▶ TASK GOAL:
Working from the top of the listing below, retype each line through the line containing "(cand2) at (671.5,272)", both included, with no pictures.

▶ SOURCE RECORDS:
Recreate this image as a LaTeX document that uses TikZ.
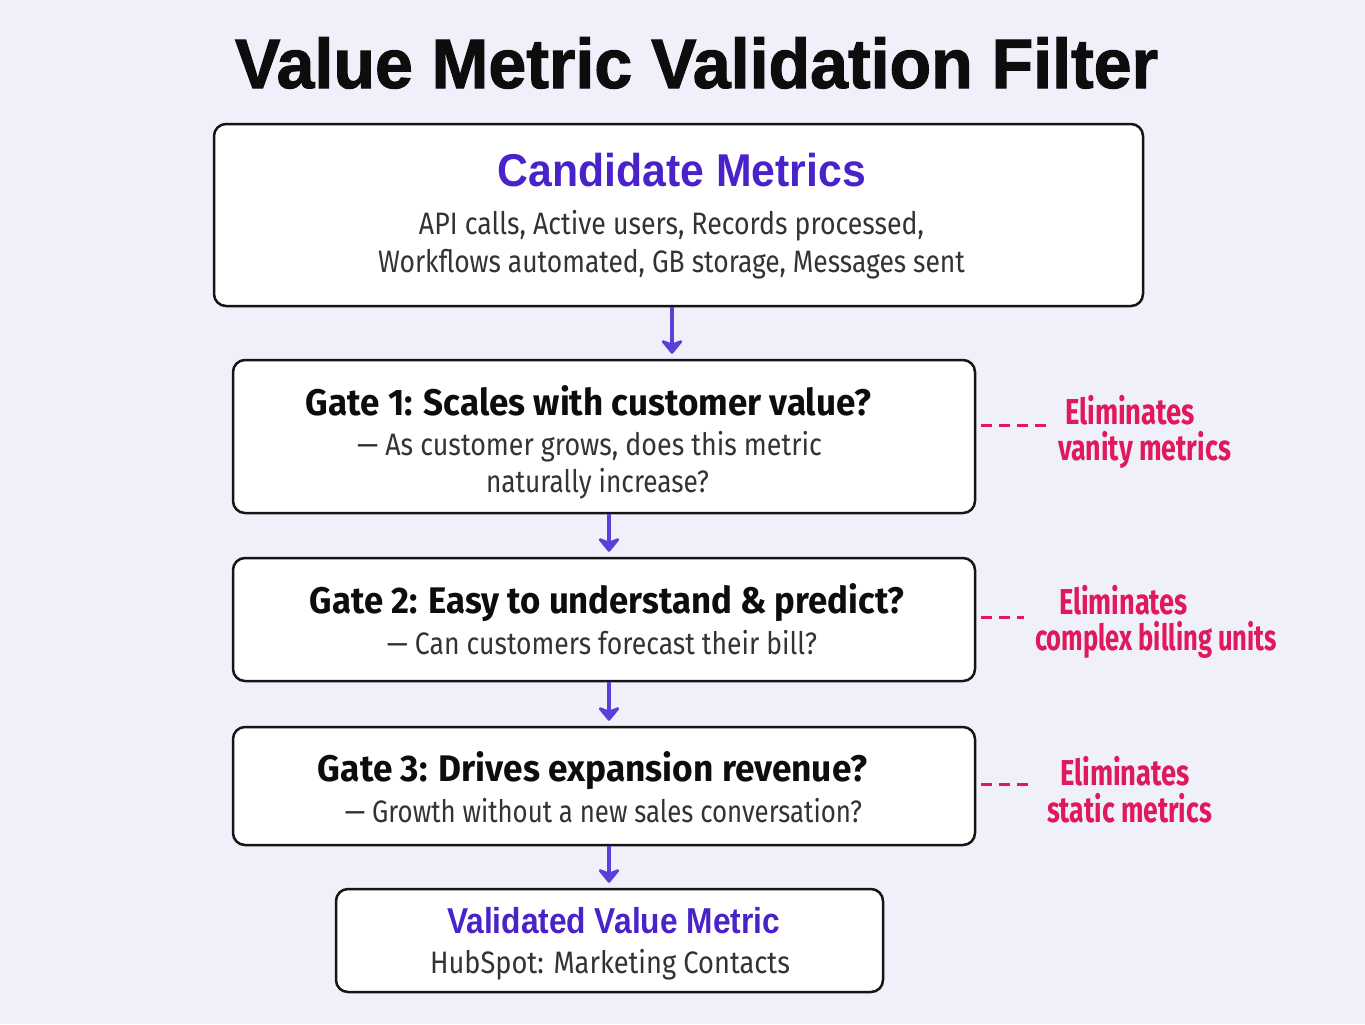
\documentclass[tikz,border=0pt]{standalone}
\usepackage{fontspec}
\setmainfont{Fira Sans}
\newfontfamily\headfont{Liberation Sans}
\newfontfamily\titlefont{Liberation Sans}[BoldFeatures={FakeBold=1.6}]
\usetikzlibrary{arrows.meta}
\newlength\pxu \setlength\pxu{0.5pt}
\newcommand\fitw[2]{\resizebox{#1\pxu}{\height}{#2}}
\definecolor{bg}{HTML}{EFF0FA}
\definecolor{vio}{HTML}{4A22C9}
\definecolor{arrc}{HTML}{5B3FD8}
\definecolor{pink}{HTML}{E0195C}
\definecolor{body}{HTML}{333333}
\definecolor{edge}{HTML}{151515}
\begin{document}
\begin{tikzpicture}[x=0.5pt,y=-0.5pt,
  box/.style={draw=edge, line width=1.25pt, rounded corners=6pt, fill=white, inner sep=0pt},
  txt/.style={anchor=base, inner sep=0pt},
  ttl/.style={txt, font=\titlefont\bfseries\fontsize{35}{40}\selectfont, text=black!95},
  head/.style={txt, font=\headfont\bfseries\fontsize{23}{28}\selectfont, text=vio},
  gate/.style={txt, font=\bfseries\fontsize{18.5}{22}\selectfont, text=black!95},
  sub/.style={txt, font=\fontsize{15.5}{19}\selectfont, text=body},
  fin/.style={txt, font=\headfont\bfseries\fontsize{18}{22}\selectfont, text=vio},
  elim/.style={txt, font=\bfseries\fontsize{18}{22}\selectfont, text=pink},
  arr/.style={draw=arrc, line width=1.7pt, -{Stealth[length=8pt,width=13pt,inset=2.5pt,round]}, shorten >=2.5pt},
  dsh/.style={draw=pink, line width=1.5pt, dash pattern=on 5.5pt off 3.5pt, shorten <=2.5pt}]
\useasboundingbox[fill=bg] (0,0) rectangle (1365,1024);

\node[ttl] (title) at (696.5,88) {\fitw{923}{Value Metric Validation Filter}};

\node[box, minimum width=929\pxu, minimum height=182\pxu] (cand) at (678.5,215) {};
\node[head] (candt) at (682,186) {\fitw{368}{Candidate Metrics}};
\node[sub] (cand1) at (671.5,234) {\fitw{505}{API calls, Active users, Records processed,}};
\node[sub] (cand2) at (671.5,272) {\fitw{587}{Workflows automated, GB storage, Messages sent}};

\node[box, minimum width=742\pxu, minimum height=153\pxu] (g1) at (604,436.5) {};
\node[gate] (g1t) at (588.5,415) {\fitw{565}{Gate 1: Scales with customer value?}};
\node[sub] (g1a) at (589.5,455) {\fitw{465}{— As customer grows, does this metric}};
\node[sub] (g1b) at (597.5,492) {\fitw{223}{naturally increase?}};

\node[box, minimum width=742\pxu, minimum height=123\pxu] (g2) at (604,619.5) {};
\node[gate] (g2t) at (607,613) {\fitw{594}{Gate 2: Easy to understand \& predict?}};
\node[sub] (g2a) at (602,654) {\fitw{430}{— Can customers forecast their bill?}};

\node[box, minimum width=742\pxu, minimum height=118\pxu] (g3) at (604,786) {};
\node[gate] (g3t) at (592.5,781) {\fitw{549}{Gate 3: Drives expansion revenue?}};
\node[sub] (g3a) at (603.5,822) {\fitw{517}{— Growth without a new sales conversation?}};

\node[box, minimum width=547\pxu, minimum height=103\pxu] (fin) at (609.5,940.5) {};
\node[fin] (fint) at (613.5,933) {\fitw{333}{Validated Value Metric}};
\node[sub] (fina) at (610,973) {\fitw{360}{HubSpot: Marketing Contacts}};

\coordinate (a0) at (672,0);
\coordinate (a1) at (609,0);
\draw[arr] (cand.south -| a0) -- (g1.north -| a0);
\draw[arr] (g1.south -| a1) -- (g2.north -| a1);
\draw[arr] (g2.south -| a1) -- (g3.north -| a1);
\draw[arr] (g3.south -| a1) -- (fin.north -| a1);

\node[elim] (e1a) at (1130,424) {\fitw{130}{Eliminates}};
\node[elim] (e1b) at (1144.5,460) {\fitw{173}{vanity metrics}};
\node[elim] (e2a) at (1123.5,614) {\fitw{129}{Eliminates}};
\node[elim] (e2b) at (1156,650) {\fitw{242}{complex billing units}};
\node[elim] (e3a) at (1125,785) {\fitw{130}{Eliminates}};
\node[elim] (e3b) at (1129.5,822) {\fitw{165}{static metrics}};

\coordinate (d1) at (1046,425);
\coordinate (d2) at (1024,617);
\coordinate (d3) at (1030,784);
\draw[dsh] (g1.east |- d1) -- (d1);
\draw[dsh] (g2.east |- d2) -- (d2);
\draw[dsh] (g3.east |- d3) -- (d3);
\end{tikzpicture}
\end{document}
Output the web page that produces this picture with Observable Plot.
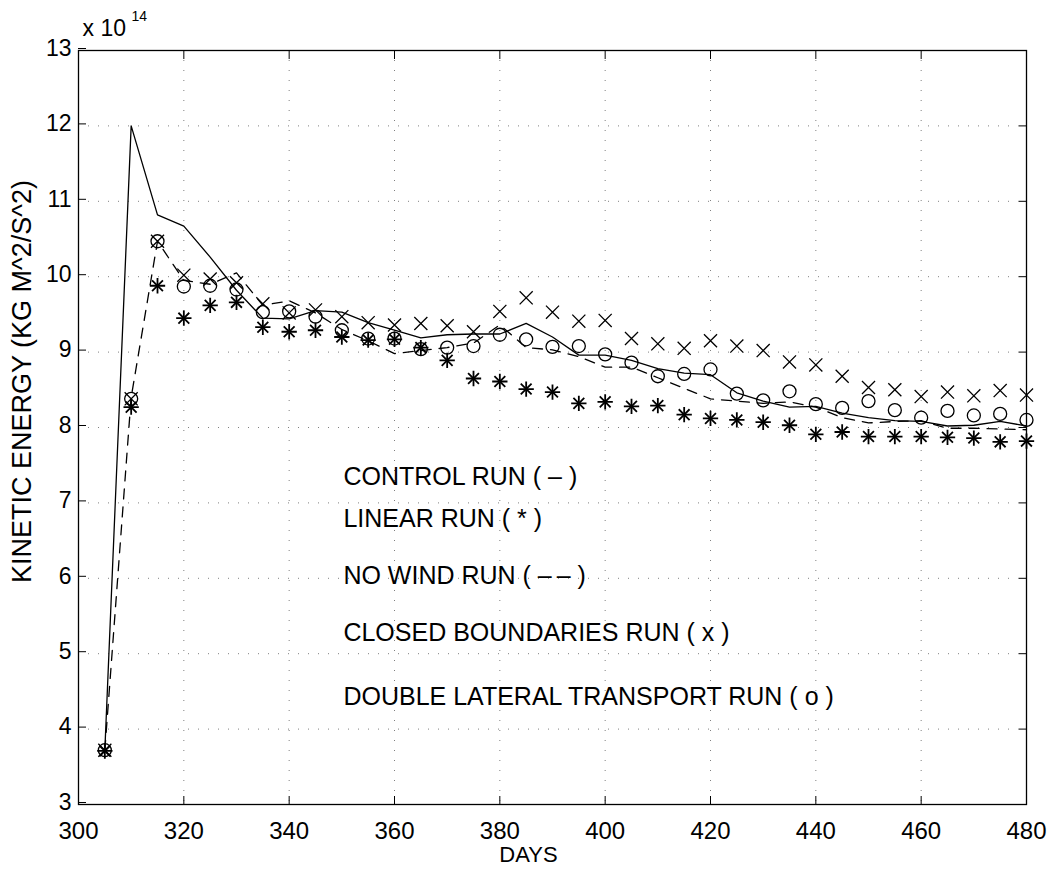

▶ TASK RESPONSE:
Recreate this image as a LaTeX document that uses TikZ.
\documentclass[tikz,border=0pt]{standalone}
\usepackage{fontspec}
\setmainfont{Fira Sans}
\newfontfamily\headfont{Liberation Sans}
\newfontfamily\titlefont{Liberation Sans}[BoldFeatures={FakeBold=1.6}]
\usetikzlibrary{arrows.meta}
\newlength\pxu \setlength\pxu{0.5pt}
\newcommand\fitw[2]{\resizebox{#1\pxu}{\height}{#2}}
\definecolor{bg}{HTML}{EFF0FA}
\definecolor{vio}{HTML}{4A22C9}
\definecolor{arrc}{HTML}{5B3FD8}
\definecolor{pink}{HTML}{E0195C}
\definecolor{body}{HTML}{333333}
\definecolor{edge}{HTML}{151515}
\begin{document}
\begin{tikzpicture}[x=0.5pt,y=-0.5pt,
  box/.style={draw=edge, line width=1.25pt, rounded corners=6pt, fill=white, inner sep=0pt},
  txt/.style={anchor=base, inner sep=0pt},
  ttl/.style={txt, font=\titlefont\bfseries\fontsize{35}{40}\selectfont, text=black!95},
  head/.style={txt, font=\headfont\bfseries\fontsize{23}{28}\selectfont, text=vio},
  gate/.style={txt, font=\bfseries\fontsize{18.5}{22}\selectfont, text=black!95},
  sub/.style={txt, font=\fontsize{15.5}{19}\selectfont, text=body},
  fin/.style={txt, font=\headfont\bfseries\fontsize{18}{22}\selectfont, text=vio},
  elim/.style={txt, font=\bfseries\fontsize{18}{22}\selectfont, text=pink},
  arr/.style={draw=arrc, line width=1.7pt, -{Stealth[length=8pt,width=13pt,inset=2.5pt,round]}, shorten >=2.5pt},
  dsh/.style={draw=pink, line width=1.5pt, dash pattern=on 5.5pt off 3.5pt, shorten <=2.5pt}]
\useasboundingbox[fill=bg] (0,0) rectangle (1365,1024);

\node[ttl] (title) at (696.5,88) {\fitw{923}{Value Metric Validation Filter}};

\node[box, minimum width=929\pxu, minimum height=182\pxu] (cand) at (678.5,215) {};
\node[head] (candt) at (682,186) {\fitw{368}{Candidate Metrics}};
\node[sub] (cand1) at (671.5,234) {\fitw{505}{API calls, Active users, Records processed,}};
\node[sub] (cand2) at (671.5,272) {\fitw{587}{Workflows automated, GB storage, Messages sent}};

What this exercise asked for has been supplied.